As an example, although not exactly what would happen inside of Local Market Analytics, each one of these purple stars would represent different latitudes and longitudes that we would select in order to grab a search engine result and then blend them together in a way based on things like population density or proximity issues, and give us back a result that is much more like the average searcher would see than what the one person standing in the center part of the city would see.
We know that this works better because it correlates more with local search traffic than does the centroid search. Of course, there are other ways we could go about this. For example, instead of using geography, we could use population density specifically, and we can do a lot better job in identifying exactly what the average searcher would see.
But this just isn't a local problem. It isn't just for companies that are in cities. It's for any website that wants to rank anywhere in the United States, including those that just want to rank generically across the entire country. You see, right now, the way that national SERPs tend to be collected is by adding a UULE of the dead center of the United States of America.
Now I think pretty much everybody here can understand why that's a very poor representation of what the average person in the United States would see. But if we must get into it, as you can imagine, the center part of the United States is not population-dense.
We find population areas throughout the coastlines for the most part that have a lot more people in them. It would make a lot better sense to sample search results from all sorts of different locations, both rural and urban, in order to identify what the average person in the United States would see.
Centroid search delivers you a myopic view of this very specific area. Whereas sampled search can give you this blended model that is much more like what the average American or in any country or county or city or even neighborhood would see.
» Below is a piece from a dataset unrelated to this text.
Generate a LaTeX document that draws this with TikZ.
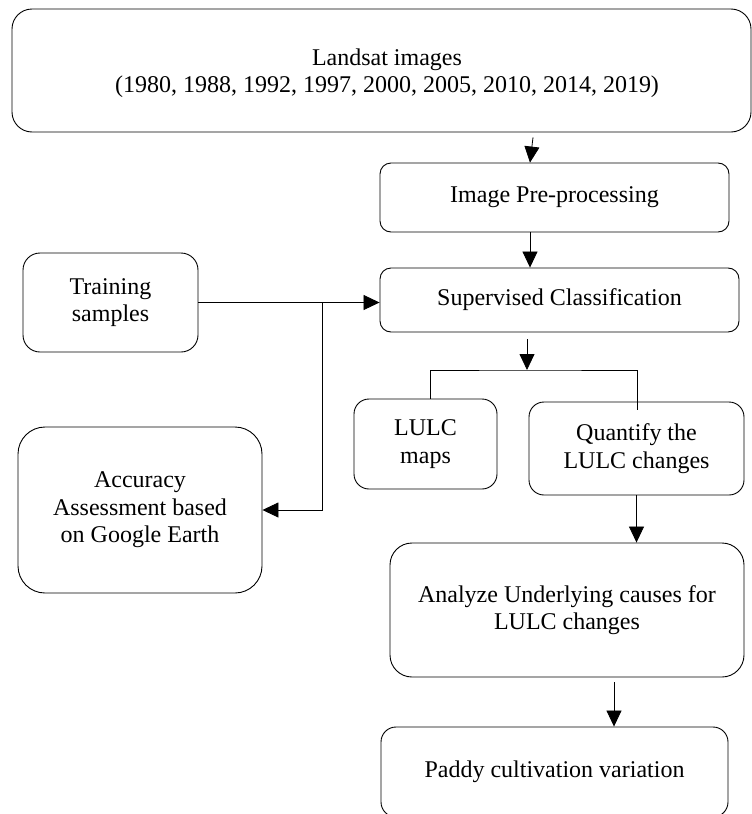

So I actually think that this is the model that SERPs in general will be moving to in the future, at least SERP collection.
The future of SERPs
If we continue to rely on this centroid method, we're going to continue to deliver results to our customers that just aren't accurate and simply aren't valuable. But by using the sampled model, we'll be able to deliver our customers a much more quality experience, a SERP that is blended in a way that it represents the traffic that they're actually going to get, and in doing so, we'll finally solve, to at least a certain degree, this problem of personalization.
Now I look forward to Moz implementing this across the board. Right now you can get in Local Market Analytics. I hope that other organizations follow suit, because this kind of quality improvement in SERP collection is the type of quality that is demanded of an industry that is using technology to improve businesses' performance. Without quality, we might as well not be doing it at all.
Thanks for hearing me out. I'd like to hear what you have to say in the comments, and in the SERPs as well, and hopefully we'll be able to talk through some more ideas on quality. Looking forward to it. Thanks again.